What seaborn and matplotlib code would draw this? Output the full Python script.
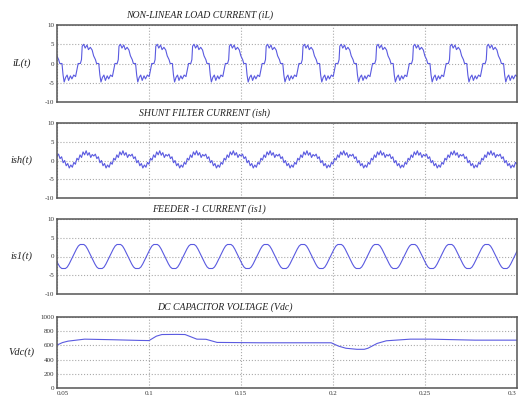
import numpy as np
import pandas as pd
import matplotlib
matplotlib.use("Agg")
import matplotlib.pyplot as plt
import seaborn as sns

# ---------------- data ----------------
period = 0.02              # 50 Hz fundamental
t_start, t_end = 0.05, 0.3

# Non-linear load current: one steady-state cycle (phase 0..1, value in A)
il_phase = [0.00, 0.03, 0.06, 0.10, 0.14, 0.18, 0.23, 0.27, 0.32, 0.37, 0.41, 0.44,
            0.50, 0.53, 0.55, 0.59, 0.63, 0.68, 0.72, 0.77, 0.82, 0.86, 0.91, 0.94]
il_cycle = [0.0, -3.0, -4.8, -3.6, -3.0, -4.4, -3.2, -4.0, -3.0, -3.4, -1.5, 0.0,
            0.0, 1.0, 4.5, 5.0, 4.0, 4.8, 3.6, 4.2, 3.5, 2.0, 1.0, 0.0]
il_t0 = 0.0527

# Shunt filter current: one cycle
ish_phase = [0.000, 0.042, 0.083, 0.125, 0.167, 0.208, 0.250, 0.292, 0.333, 0.375, 0.417, 0.458,
             0.500, 0.542, 0.583, 0.625, 0.667, 0.708, 0.750, 0.792, 0.833, 0.875, 0.917, 0.958]
ish_cycle = [1.2, 1.7, 0.5, 1.0, -0.6, 0.0, -1.4, -0.8, -2.0, -1.2, -1.8, -0.5,
             -1.0, 0.6, 0.1, 1.5, 0.8, 2.3, 1.5, 2.6, 1.4, 2.1, 0.8, 1.6]
ish_t0 = 0.05

# Feeder-1 current: one cycle (starts at trough)
is1_phase = [0.00, 0.05, 0.10, 0.15, 0.20, 0.25, 0.30, 0.35, 0.40, 0.45,
             0.50, 0.55, 0.60, 0.65, 0.70, 0.75, 0.80, 0.85, 0.90, 0.95]
is1_cycle = [-3.2, -3.2, -2.8, -2.0, -1.0, 0.0, 1.0, 2.0, 2.8, 3.2,
             3.2, 3.2, 2.8, 2.0, 1.0, 0.0, -1.0, -2.0, -2.8, -3.2]
is1_t0 = 0.0536

# DC capacitor voltage
vdc_t = [0.050, 0.053, 0.056, 0.065, 0.080, 0.095, 0.100, 0.104, 0.107, 0.115, 0.1196,
         0.126, 0.131, 0.137, 0.160, 0.199, 0.203, 0.207, 0.213, 0.217, 0.219, 0.224,
         0.229, 0.242, 0.253, 0.277, 0.300]
vdc_v = [605, 640, 660, 688, 680, 670, 668, 730, 753, 755, 753,
         688, 686, 642, 637, 637, 590, 560, 545, 545, 560, 628,
         665, 688, 688, 674, 674]

titles = ["NON-LINEAR LOAD CURRENT (iL)", "SHUNT FILTER CURRENT (ish)",
          "FEEDER -1 CURRENT (is1)", "DC CAPACITOR VOLTAGE (Vdc)"]
ylabels = ["iL(t)", "ish(t)", "is1(t)", "Vdc(t)"]
cur_ticks = [-10, -5, 0, 5, 10]
vdc_ticks = [0, 200, 400, 600, 800, 1000]
x_ticks = [0.05, 0.1, 0.15, 0.2, 0.25, 0.3]
x_ticklabels = ["0.05", "0.1", "0.15", "0.2", "0.25", "0.3"]


def periodic_frame(phase, cycle, t0):
    ph = np.asarray(phase)
    vals = np.asarray(cycle)
    ts, vs = [], []
    for k in range(-2, 15):
        ts.append(t0 + (k + ph) * period)
        vs.append(vals)
    t = np.concatenate(ts)
    v = np.concatenate(vs)
    m = (t >= t_start - 0.002) & (t <= t_end + 0.002)
    return pd.DataFrame({"t": t[m], "v": v[m]})


frames = [periodic_frame(il_phase, il_cycle, il_t0),
          periodic_frame(ish_phase, ish_cycle, ish_t0),
          periodic_frame(is1_phase, is1_cycle, is1_t0),
          pd.DataFrame({"t": vdc_t, "v": vdc_v})]

# ---------------- plot ----------------
sns.set_theme(style="white")
plt.rcParams["font.family"] = ["Liberation Serif", "DejaVu Serif"]

fig = plt.figure(figsize=(5.19, 4.05), dpi=100)
W, H = 519.0, 405.0
left = 57 / W
width = 460 / W
boxes = [(25, 102), (123, 198), (219, 294), (317, 388)]
title_x = [0.31, 0.32, 0.33, 0.365]
line_color = "#5a5ae0"

for i, (top, bot) in enumerate(boxes):
    ax = fig.add_axes([left, 1 - bot / H, width, (bot - top) / H])
    sns.lineplot(data=frames[i], x="t", y="v", ax=ax, color=line_color,
                 linewidth=0.8, estimator=None, sort=False)
    ax.set_xlim(t_start, t_end)
    ax.set_xticks(x_ticks)
    if i < 3:
        ax.set_ylim(-10, 10)
        ax.set_yticks(cur_ticks)
        ax.set_yticklabels([str(v) for v in cur_ticks])
    else:
        ax.set_ylim(0, 1000)
        ax.set_yticks(vdc_ticks)
        ax.set_yticklabels([str(v) for v in vdc_ticks])
    if i == 3:
        labels = ax.set_xticklabels(x_ticklabels)
        labels[-1].set_horizontalalignment("right")
        labels[0].set_horizontalalignment("left")
    else:
        ax.set_xticklabels([])
    ax.set_xlabel("")
    ax.set_ylabel("")
    ax.grid(True, linestyle=":", color="#aaaaaa", linewidth=0.8)
    ax.tick_params(direction="in", length=3, width=0.8, labelsize=5,
                   colors="#333333", pad=2)
    for sp in ax.spines.values():
        sp.set_color("#555555")
        sp.set_linewidth(1.1)
    ax.text(title_x[i], 1.07, titles[i], transform=ax.transAxes,
            ha="center", va="bottom", fontsize=7, style="italic",
            color="#222222")
    ax.text(-0.077, 0.5, ylabels[i], transform=ax.transAxes,
            ha="center", va="center", fontsize=7.5, style="italic",
            color="#222222")

fig.savefig("out.png", dpi=100)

══════════

*OBJECTIVE*
Repeat all of the data above word for word, minus the pictures.

*TASK OUTPUT*
What seaborn and matplotlib code would draw this? Output the full Python script.
import numpy as np
import pandas as pd
import matplotlib
matplotlib.use("Agg")
import matplotlib.pyplot as plt
import seaborn as sns

# ---------------- data ----------------
period = 0.02              # 50 Hz fundamental
t_start, t_end = 0.05, 0.3

# Non-linear load current: one steady-state cycle (phase 0..1, value in A)
il_phase = [0.00, 0.03, 0.06, 0.10, 0.14, 0.18, 0.23, 0.27, 0.32, 0.37, 0.41, 0.44,
            0.50, 0.53, 0.55, 0.59, 0.63, 0.68, 0.72, 0.77, 0.82, 0.86, 0.91, 0.94]
il_cycle = [0.0, -3.0, -4.8, -3.6, -3.0, -4.4, -3.2, -4.0, -3.0, -3.4, -1.5, 0.0,
            0.0, 1.0, 4.5, 5.0, 4.0, 4.8, 3.6, 4.2, 3.5, 2.0, 1.0, 0.0]
il_t0 = 0.0527

# Shunt filter current: one cycle
ish_phase = [0.000, 0.042, 0.083, 0.125, 0.167, 0.208, 0.250, 0.292, 0.333, 0.375, 0.417, 0.458,
             0.500, 0.542, 0.583, 0.625, 0.667, 0.708, 0.750, 0.792, 0.833, 0.875, 0.917, 0.958]
ish_cycle = [1.2, 1.7, 0.5, 1.0, -0.6, 0.0, -1.4, -0.8, -2.0, -1.2, -1.8, -0.5,
             -1.0, 0.6, 0.1, 1.5, 0.8, 2.3, 1.5, 2.6, 1.4, 2.1, 0.8, 1.6]
ish_t0 = 0.05

# Feeder-1 current: one cycle (starts at trough)
is1_phase = [0.00, 0.05, 0.10, 0.15, 0.20, 0.25, 0.30, 0.35, 0.40, 0.45,
             0.50, 0.55, 0.60, 0.65, 0.70, 0.75, 0.80, 0.85, 0.90, 0.95]
is1_cycle = [-3.2, -3.2, -2.8, -2.0, -1.0, 0.0, 1.0, 2.0, 2.8, 3.2,
             3.2, 3.2, 2.8, 2.0, 1.0, 0.0, -1.0, -2.0, -2.8, -3.2]
is1_t0 = 0.0536

# DC capacitor voltage
vdc_t = [0.050, 0.053, 0.056, 0.065, 0.080, 0.095, 0.100, 0.104, 0.107, 0.115, 0.1196,
         0.126, 0.131, 0.137, 0.160, 0.199, 0.203, 0.207, 0.213, 0.217, 0.219, 0.224,
         0.229, 0.242, 0.253, 0.277, 0.300]
vdc_v = [605, 640, 660, 688, 680, 670, 668, 730, 753, 755, 753,
         688, 686, 642, 637, 637, 590, 560, 545, 545, 560, 628,
         665, 688, 688, 674, 674]

titles = ["NON-LINEAR LOAD CURRENT (iL)", "SHUNT FILTER CURRENT (ish)",
          "FEEDER -1 CURRENT (is1)", "DC CAPACITOR VOLTAGE (Vdc)"]
ylabels = ["iL(t)", "ish(t)", "is1(t)", "Vdc(t)"]
cur_ticks = [-10, -5, 0, 5, 10]
vdc_ticks = [0, 200, 400, 600, 800, 1000]
x_ticks = [0.05, 0.1, 0.15, 0.2, 0.25, 0.3]
x_ticklabels = ["0.05", "0.1", "0.15", "0.2", "0.25", "0.3"]


def periodic_frame(phase, cycle, t0):
    ph = np.asarray(phase)
    vals = np.asarray(cycle)
    ts, vs = [], []
    for k in range(-2, 15):
        ts.append(t0 + (k + ph) * period)
        vs.append(vals)
    t = np.concatenate(ts)
    v = np.concatenate(vs)
    m = (t >= t_start - 0.002) & (t <= t_end + 0.002)
    return pd.DataFrame({"t": t[m], "v": v[m]})


frames = [periodic_frame(il_phase, il_cycle, il_t0),
          periodic_frame(ish_phase, ish_cycle, ish_t0),
          periodic_frame(is1_phase, is1_cycle, is1_t0),
          pd.DataFrame({"t": vdc_t, "v": vdc_v})]

# ---------------- plot ----------------
sns.set_theme(style="white")
plt.rcParams["font.family"] = ["Liberation Serif", "DejaVu Serif"]

fig = plt.figure(figsize=(5.19, 4.05), dpi=100)
W, H = 519.0, 405.0
left = 57 / W
width = 460 / W
boxes = [(25, 102), (123, 198), (219, 294), (317, 388)]
title_x = [0.31, 0.32, 0.33, 0.365]
line_color = "#5a5ae0"

for i, (top, bot) in enumerate(boxes):
    ax = fig.add_axes([left, 1 - bot / H, width, (bot - top) / H])
    sns.lineplot(data=frames[i], x="t", y="v", ax=ax, color=line_color,
                 linewidth=0.8, estimator=None, sort=False)
    ax.set_xlim(t_start, t_end)
    ax.set_xticks(x_ticks)
    if i < 3:
        ax.set_ylim(-10, 10)
        ax.set_yticks(cur_ticks)
        ax.set_yticklabels([str(v) for v in cur_ticks])
    else:
        ax.set_ylim(0, 1000)
        ax.set_yticks(vdc_ticks)
        ax.set_yticklabels([str(v) for v in vdc_ticks])
    if i == 3:
        labels = ax.set_xticklabels(x_ticklabels)
        labels[-1].set_horizontalalignment("right")
        labels[0].set_horizontalalignment("left")
    else:
        ax.set_xticklabels([])
    ax.set_xlabel("")
    ax.set_ylabel("")
    ax.grid(True, linestyle=":", color="#aaaaaa", linewidth=0.8)
    ax.tick_params(direction="in", length=3, width=0.8, labelsize=5,
                   colors="#333333", pad=2)
    for sp in ax.spines.values():
        sp.set_color("#555555")
        sp.set_linewidth(1.1)
    ax.text(title_x[i], 1.07, titles[i], transform=ax.transAxes,
            ha="center", va="bottom", fontsize=7, style="italic",
            color="#222222")
    ax.text(-0.077, 0.5, ylabels[i], transform=ax.transAxes,
            ha="center", va="center", fontsize=7.5, style="italic",
            color="#222222")

fig.savefig("out.png", dpi=100)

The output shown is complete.